Like, I suspect, most people reading this blog I just cherished everything that had the guts to give it a go in my garden this year – not everything did. Casualties from my windy, salty, Scottish corner (2017) included: Actea ‘Brunette’ which did not turn out like the one in our feature photo at the top, but went blonde and died; Echinops ‘Arctic Glow’ whose prompt demise in East Lothian I thought a bit rich given its promising name; and the Mediterranean Cynara cardunculus which set about its demise from the day I planted it.

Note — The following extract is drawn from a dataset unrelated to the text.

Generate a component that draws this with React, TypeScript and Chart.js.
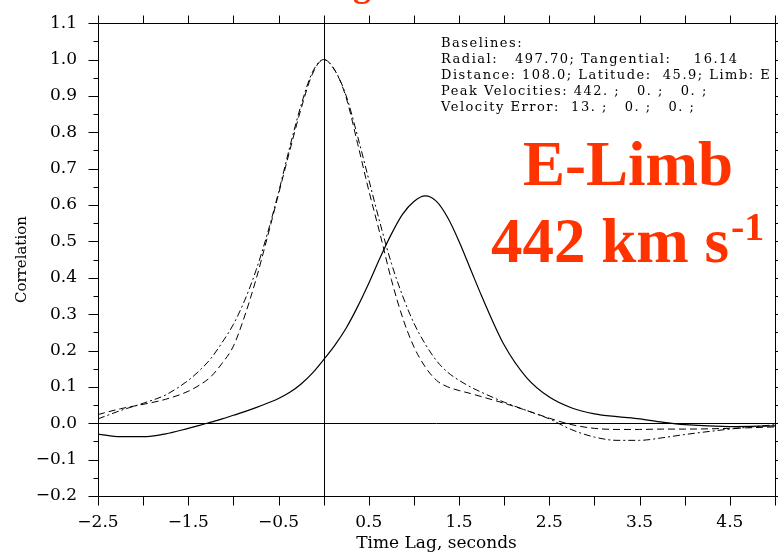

Conversely others showed balls of steel – Kniphofia ‘Tawny King’; Diascia personata, plus two Geranium macrorrhizum ‘Galgenveld’ and ‘White Ness’. Their low centre of gravity coupled with British Grit were very encouraging after so many failures…..thank you Cranesbill Nurseries.
For obvious reasons, the greenhouse is the best place to be in my garden, and I’d like to give a special mention to Zaluzianskya ovata which contributed lovely scent, foliage and flowers in that little haven. I must also mention (and wait for E & L to flinch) some streptocarpus which I bought as plugs from Chelsea. This drew a reaction from Laura that she reserves for four-year-olds and me. I’m sorry girls, but they were jolly cheery and I’ll be growing these again!
Lastly, may The3Growbags wish all of our lovely readers a very Merry Christmas and a fabulous New Year – may your gardens make you smile and all your slugs be little ones.